It didn't take me very long to tear through it -- just a couple of hours -- both because it's a short book (under 200 well-spaced pages), but also because it's highly readable.
With both parents gone and approaching her 60th birthday (a milestone that happened a few weeks ago), Jann ponders her past and her relationships with her parents, and offers her thoughts on aging, death, failure, regret and becoming a crone (a title that Gateway Women's Jody Day has encouraged us to reclaim!). There's a lot of hard-won wisdom shared here, delivered with Jann's trademark wit & humour. I'm not sure I'm quite there yet alongside her (getting there, maybe??) -- but I loved everything she had to say. (I read the hardcover version, but I can imagine listening to her narrate the audiobook would be great.)

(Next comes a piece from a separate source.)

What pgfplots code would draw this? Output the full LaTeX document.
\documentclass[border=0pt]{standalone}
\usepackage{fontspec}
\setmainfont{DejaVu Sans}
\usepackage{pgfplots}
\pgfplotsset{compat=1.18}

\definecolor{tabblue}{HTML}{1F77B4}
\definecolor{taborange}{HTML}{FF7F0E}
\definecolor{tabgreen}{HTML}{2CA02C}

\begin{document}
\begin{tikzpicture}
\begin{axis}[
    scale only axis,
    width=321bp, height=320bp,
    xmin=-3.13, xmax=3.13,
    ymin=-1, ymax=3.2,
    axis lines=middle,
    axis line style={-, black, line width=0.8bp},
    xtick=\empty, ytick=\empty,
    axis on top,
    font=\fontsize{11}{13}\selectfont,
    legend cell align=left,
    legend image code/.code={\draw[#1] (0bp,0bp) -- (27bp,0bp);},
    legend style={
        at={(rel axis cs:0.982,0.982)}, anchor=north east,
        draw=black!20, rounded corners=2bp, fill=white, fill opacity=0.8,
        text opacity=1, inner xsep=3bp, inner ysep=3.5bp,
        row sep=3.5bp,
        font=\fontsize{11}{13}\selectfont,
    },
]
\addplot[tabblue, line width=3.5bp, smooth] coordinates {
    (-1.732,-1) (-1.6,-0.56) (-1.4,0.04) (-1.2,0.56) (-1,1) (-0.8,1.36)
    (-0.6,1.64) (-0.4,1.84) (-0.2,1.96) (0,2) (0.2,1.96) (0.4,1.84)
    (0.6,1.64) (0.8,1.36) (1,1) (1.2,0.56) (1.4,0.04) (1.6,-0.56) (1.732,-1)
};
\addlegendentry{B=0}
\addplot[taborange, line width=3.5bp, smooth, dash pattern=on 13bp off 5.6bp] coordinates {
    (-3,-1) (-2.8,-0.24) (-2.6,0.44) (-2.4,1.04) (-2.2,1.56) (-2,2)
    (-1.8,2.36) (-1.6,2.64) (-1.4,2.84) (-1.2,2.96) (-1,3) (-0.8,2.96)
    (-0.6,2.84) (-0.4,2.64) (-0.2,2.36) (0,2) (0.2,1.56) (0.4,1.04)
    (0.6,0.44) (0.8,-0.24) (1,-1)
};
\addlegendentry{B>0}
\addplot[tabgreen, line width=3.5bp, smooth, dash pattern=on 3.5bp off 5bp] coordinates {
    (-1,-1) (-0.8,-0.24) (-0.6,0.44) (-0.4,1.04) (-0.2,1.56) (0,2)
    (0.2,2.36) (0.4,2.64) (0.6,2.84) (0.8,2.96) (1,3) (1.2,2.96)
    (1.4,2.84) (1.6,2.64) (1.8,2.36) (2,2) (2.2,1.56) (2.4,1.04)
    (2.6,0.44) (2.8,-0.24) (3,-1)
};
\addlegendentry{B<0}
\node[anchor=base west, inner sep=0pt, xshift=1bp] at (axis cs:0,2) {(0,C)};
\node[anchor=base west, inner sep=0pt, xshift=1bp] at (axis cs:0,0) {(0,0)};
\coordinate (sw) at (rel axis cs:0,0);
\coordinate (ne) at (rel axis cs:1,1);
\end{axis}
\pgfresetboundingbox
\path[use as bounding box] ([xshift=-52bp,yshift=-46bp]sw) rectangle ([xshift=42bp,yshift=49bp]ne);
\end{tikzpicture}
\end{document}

A couple of sample passages:
What I think about now couldn't be further from brooding on time running out. Instead, I'm focused on reimagining and reinvention, the act of becoming someone I always hoped I would be. I feel that I am a wise woman emerging through the trees with a renewed sense of the purpose of my own glorious life. (p. 5)
...yes, it is possible to bloom extremely late in life. I am blooming as I sit here. I can feel myself blooming. You can never stop blooming, people. That's the best part of being a human being. (p. 51)
For such a long time, I didn't think getting older was going to be all that useful, to be honest. The glamour and joy of youth is pounded into us at every turn, so that we end up dreading the one thing that holds a hell of a lot of power in real life: wisdom. (p. 123)
Maybe I'm missing a few bricks in my wall, but I prefer the older, more beat-up version of myself. I prefer the lines on my face and the bits and pieces of me that have broken off and now rattle around inside my chest. I prefer my current state of ease and grace and intermittent wisdom. I like the fact that I'm finally at a place where I can breathe in and out without being strangled by self-doubt and constant worry about things that might happen. I like my new steadfastness when it comes to decisions that would have stolen my sleep twenty years ago. I like how I feel about who I am. It's exhilarating. (p. 163)
5 stars on Goodreads.
This was Book #21 read to date in 2022 (and Book #5 finished in April), bringing me to 47% of my 2022 Goodreads Reading Challenge goal of 45 books. I am (for the moment, anyway...!) 8 books ahead of schedule. :) You can find reviews of all my books read to date in 2022 tagged as "2022 books."
Ooh, it looks like I'll have to pick up a copy of this book too! Thanks!!